In 2016, the council carried out works roof repairs following a leak at the property. The repairs were carried out under a qualifying long-term agreement. Schedule 3 of the Service Charges (Consultation Requirements) (England) Regulations 2003, which governed the consultation requirements for qualifying long-term agreement, was engaged. In accordance with schedule 3, the council was required to give notice to each tenant, describing: (a) the nature of the works or where and when a description of such works could be inspected; (b) state the reason the works were required; (c) state the total amount of the estimated works; and (d) specify where any observations should be sent. The council contended that it had properly served the lessees with the requisite notice, but the third respondent lessee alleged that the council had failed to give any notice at all.
The repairs were subsequently completed in 2018. Through the service charge provisions of her lease, the council demanded the third respondent pay the sum of £1,545.56. The third respondent applied to the First-tier Tribunal for a determination as to the payability of the same pursuant to section 27A. The FTT found the council had failed to properly consult and was limited to recovering the sum of £250 only from the third respondent.
The council subsequently applied for unconditional dispensation pursuant to section 20ZA. The third respondent contended that due to the council’s failure to consult, she did not have the information required to assess whether or not she had suffered any prejudice. The FTT agreed. Additionally, the FTT found that the council’s application for dispensation was late because it was made after the third respondent’s section 27A application had been determined.

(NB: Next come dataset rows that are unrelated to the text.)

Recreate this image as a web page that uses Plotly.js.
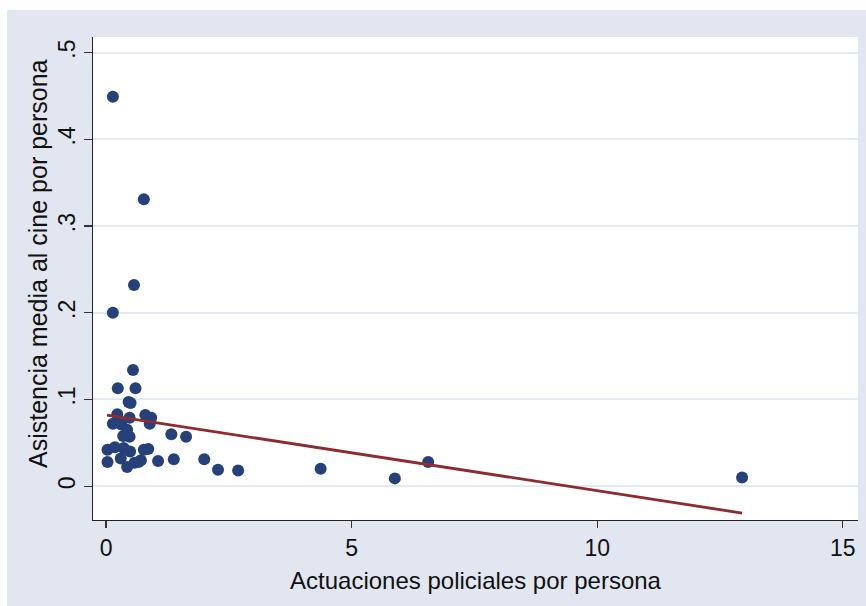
<!DOCTYPE html>
<html>
<head>
<meta charset="utf-8">
<script src="https://cdn.plot.ly/plotly-3.0.1.min.js"></script>
<style>
html,body{margin:0;padding:0;background:#ffffff;}
#chart{position:absolute;left:7px;top:10px;width:859px;height:596px;}
</style>
</head>
<body>
<div id="chart"></div>
<script>
// Actuaciones policiales por persona (x) vs Asistencia media al cine por persona (y)
const policeActions = [0.14, 0.77, 0.57, 0.14, 0.55, 0.24, 0.60, 0.46, 0.50, 0.23,
  0.48, 0.80, 0.92, 0.89, 0.14, 0.31, 0.43, 0.35, 0.48, 1.33,
  1.63, 0.03, 0.18, 0.36, 0.49, 0.77, 0.86, 0.03, 0.30, 0.43,
  0.58, 0.71, 1.06, 1.38, 2.00, 2.28, 2.69, 4.37, 5.88, 6.56,
  12.95, 0.66];
const cinemaAttendance = [0.449, 0.331, 0.232, 0.200, 0.134, 0.113, 0.113, 0.097, 0.096, 0.083,
  0.079, 0.082, 0.079, 0.072, 0.072, 0.071, 0.065, 0.058, 0.057, 0.060,
  0.057, 0.042, 0.045, 0.044, 0.040, 0.042, 0.043, 0.028, 0.032, 0.022,
  0.027, 0.030, 0.029, 0.031, 0.031, 0.019, 0.018, 0.020, 0.009, 0.028,
  0.010, 0.028];
const fitX = [0.02, 12.95];
const fitY = [0.082, -0.031];
const xTicks = [0, 5, 10, 15];
const yTicks = [0, 0.1, 0.2, 0.3, 0.4, 0.5];
const yTickText = ["0", ".1", ".2", ".3", ".4", ".5"];
const xTitle = 'Actuaciones policiales por persona';
const yTitle = 'Asistencia media al cine por persona';

const traces = [
  {x: policeActions, y: cinemaAttendance, type: 'scatter', mode: 'markers',
   marker: {color: '#26407a', size: 12}, hoverinfo: 'none'},
  {x: fitX, y: fitY, type: 'scatter', mode: 'lines',
   line: {color: '#8e2b31', width: 2.8}, hoverinfo: 'none'}
];
const font = {family: 'Liberation Sans, Arial, sans-serif', color: '#111111'};
const layout = {
  width: 859, height: 596,
  paper_bgcolor: '#e1e6f0', plot_bgcolor: '#ffffff',
  margin: {l: 86, r: 8, t: 27, b: 86},
  showlegend: false,
  font: font,
  xaxis: {range: [-0.265, 15.31], tickvals: xTicks, ticktext: xTicks.map(String),
    showgrid: false, zeroline: false, showline: true, linecolor: '#222222', linewidth: 1.2,
    ticks: 'outside', ticklen: 7, tickcolor: '#333333', tickwidth: 1.2,
    tickfont: {size: 23, family: font.family, color: '#111111'},
    title: {text: xTitle, font: {size: 24, family: font.family, color: '#111111'}, standoff: 12}},
  yaxis: {range: [-0.039, 0.518], tickvals: yTicks, ticktext: yTickText,
    showgrid: true, gridcolor: '#e3e8f1', gridwidth: 2, zeroline: false,
    showline: true, linecolor: '#222222', linewidth: 1.2,
    ticks: 'outside', ticklen: 8, tickcolor: '#333333', tickwidth: 1.2, tickangle: -90,
    tickfont: {size: 23, family: font.family, color: '#111111'}},
  annotations: [{text: yTitle, xref: 'paper', yref: 'paper', x: -0.0719, y: 0.532,
    xanchor: 'center', yanchor: 'middle', textangle: -90, showarrow: false,
    font: {size: 25, family: font.family, color: '#111111'}}]
};
Plotly.newPlot('chart', traces, layout, {staticPlot: true, displayModeBar: false});
</script>
</body>
</html>
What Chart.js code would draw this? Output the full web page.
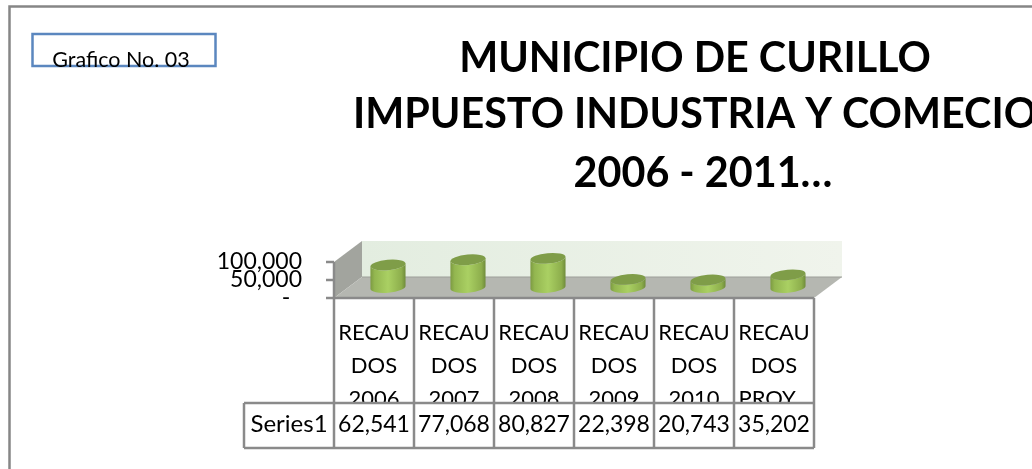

In allowing the council’s appeal and granting unconditional dispensation, the UT found the FTT was wrong to find that the council was late in making its application for dispensation. There was no statutory requirement that a section 20ZA application had to be made before a section 27A application had been determined.
Further, in accordance with the guidance provided in Daejan Investments Ltd v Benson [2013] UKSC 14; [2013] 2 EGLR 45; [2013] EGILR 4, the UT reiterated the need for a lessee to show that they had suffered actual prejudice from the failure to consult, otherwise dispensation would ordinarily be granted.